Development of novel broad-spectrum amphipathic antimicrobial peptides against multidrug-resistant bacteria through a rational combination strategy

In recent years, cationic amphipathic antimicrobial peptides (AMPs) have shown great promise in combating antibiotic resistance on account of their distinctive membrane-disruptive mechanism. However, the clinical application of AMPs is restricted by their unsatisfactory stability and safety. Although attempts have been made to improve the stability and safety of AMPs, many of them are accompanied by a decline in their antimicrobial activity and bacterial selectivity.
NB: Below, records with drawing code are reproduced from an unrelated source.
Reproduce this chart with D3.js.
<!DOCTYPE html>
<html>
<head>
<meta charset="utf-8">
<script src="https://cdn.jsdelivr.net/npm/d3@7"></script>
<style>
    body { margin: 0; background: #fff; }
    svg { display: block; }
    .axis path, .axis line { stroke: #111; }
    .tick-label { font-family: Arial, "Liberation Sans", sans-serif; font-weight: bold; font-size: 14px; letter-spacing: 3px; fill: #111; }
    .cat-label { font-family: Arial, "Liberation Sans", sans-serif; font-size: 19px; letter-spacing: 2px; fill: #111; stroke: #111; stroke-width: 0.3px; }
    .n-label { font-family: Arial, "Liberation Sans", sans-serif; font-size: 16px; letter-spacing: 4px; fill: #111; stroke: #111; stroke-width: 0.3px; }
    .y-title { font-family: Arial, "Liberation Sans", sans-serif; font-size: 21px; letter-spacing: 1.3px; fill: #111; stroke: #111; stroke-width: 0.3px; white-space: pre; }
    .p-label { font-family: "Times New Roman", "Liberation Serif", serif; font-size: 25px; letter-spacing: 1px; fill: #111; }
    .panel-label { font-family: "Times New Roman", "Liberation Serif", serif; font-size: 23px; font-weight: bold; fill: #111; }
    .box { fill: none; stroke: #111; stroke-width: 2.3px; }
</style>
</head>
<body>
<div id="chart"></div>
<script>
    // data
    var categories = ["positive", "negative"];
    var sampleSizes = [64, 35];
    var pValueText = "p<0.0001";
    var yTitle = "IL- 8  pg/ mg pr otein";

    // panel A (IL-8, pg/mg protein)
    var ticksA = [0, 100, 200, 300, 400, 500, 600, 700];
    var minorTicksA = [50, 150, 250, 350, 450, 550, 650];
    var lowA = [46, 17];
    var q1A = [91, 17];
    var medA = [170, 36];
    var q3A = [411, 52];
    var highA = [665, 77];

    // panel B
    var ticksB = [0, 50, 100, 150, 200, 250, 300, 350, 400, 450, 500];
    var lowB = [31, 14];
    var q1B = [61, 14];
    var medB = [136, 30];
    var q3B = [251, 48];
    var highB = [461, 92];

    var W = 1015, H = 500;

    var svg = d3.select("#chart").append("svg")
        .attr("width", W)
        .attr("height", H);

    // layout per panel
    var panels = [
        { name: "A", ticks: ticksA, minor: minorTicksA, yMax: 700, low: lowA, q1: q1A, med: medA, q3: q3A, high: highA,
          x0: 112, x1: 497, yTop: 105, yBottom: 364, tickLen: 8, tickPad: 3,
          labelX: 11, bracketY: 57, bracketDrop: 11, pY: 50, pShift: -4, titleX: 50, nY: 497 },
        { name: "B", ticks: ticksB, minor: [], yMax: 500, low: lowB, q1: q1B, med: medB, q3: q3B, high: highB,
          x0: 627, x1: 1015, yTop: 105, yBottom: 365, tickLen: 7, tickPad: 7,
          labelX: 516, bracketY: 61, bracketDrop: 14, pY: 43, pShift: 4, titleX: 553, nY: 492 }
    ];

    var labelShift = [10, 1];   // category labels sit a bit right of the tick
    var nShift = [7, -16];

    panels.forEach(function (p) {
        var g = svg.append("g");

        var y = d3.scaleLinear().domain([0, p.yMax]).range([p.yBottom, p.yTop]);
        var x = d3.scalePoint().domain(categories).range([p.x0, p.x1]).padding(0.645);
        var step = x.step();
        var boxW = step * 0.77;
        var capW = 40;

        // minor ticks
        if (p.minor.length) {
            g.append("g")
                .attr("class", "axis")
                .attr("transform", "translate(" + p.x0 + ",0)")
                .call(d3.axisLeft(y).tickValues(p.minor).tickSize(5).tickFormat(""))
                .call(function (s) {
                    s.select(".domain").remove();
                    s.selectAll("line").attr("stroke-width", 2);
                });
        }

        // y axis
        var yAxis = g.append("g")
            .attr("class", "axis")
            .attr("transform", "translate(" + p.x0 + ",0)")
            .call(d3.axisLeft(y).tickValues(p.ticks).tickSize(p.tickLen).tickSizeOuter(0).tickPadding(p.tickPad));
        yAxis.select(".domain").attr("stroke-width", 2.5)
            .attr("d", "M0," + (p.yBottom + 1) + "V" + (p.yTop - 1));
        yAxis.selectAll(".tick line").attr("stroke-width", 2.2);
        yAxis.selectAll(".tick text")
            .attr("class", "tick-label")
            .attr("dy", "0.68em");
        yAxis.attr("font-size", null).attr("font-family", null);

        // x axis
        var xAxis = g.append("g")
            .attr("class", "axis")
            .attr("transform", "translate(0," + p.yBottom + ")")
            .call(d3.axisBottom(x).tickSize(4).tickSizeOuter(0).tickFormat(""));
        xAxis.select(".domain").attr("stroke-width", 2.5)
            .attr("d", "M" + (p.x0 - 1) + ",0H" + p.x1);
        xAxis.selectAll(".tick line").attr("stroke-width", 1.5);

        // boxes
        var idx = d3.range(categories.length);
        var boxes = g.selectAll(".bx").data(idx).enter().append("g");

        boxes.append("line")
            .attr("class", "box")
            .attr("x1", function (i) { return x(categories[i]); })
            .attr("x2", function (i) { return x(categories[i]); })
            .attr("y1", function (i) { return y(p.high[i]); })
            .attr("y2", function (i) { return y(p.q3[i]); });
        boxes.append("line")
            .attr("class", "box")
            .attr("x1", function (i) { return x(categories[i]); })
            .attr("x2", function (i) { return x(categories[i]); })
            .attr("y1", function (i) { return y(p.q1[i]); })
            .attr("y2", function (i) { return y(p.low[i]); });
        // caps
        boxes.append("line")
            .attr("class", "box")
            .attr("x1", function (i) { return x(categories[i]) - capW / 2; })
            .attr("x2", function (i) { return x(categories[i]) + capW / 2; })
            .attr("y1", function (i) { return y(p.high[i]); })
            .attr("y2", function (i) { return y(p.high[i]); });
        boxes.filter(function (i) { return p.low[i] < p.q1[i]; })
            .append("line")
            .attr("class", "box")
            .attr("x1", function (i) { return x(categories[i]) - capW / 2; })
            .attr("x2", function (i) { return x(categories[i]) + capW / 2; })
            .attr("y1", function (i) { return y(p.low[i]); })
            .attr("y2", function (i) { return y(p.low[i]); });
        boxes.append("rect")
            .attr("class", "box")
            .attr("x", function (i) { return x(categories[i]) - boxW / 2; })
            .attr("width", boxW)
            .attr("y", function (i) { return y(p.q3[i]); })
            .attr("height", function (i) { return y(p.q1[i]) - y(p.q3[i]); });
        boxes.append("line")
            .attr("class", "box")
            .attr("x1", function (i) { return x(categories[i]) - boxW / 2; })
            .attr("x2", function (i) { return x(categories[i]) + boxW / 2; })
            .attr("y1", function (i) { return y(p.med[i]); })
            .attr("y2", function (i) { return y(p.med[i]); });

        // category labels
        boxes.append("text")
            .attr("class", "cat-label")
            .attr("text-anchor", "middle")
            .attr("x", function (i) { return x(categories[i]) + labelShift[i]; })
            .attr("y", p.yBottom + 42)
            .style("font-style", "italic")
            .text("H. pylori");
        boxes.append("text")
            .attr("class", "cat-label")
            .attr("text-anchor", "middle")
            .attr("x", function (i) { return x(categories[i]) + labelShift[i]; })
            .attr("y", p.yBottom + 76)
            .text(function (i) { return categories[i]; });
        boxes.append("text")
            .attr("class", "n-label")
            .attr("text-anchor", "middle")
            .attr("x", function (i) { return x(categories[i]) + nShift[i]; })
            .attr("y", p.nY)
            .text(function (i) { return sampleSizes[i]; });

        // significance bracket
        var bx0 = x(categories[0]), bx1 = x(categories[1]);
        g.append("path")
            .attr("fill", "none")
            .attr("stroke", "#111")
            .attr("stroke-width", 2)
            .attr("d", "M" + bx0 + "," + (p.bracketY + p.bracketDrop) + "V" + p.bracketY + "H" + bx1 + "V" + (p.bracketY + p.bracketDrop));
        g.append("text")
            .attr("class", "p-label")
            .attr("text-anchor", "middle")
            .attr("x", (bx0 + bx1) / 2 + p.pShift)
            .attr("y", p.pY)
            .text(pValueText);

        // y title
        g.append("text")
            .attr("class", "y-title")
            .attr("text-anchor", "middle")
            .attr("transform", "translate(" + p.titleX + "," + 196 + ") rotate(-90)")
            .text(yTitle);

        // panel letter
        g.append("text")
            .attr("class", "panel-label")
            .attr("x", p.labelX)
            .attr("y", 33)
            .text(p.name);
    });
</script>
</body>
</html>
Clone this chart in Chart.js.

To develop AMPs with excellent and balanced antimicrobial activity, stability, and safety using a combination strategy. A series of sC184b-derived peptide analogues were designed by a combination strategy of subtly adjusting the charges, hydrophobic properties, and introducing specific unnatural amino acids in a well-balanced manner. The antimicrobial activity, cytotoxicity, hemolytic activity, stability, anti-biofilm activity, mechanism of action, synergistic effects, in vivo efficacy, and pharmacokinetics of the analogues were evaluated. Among these analogues, P-α-02-B stood out for its broad-spectrum and potent antimicrobial activity, anti-biofilm activity, desirable bacterial selectivity, high plasma stability, and synergistic effect with antibiotic levofloxacin. P-α-02-B exhibited strong membrane disturbance effect, which could be explained by its rigid α-helical structure revealed by molecular dynamics simulations. More importantly, P-α-02-B showed favorable therapeutic efficacy in vivo, whether used alone or in combination with levofloxacin. P-α-02-B is a promising antimicrobial agent for MDR bacterial infections, demonstrating the effectiveness of the combination strategy for AMP development.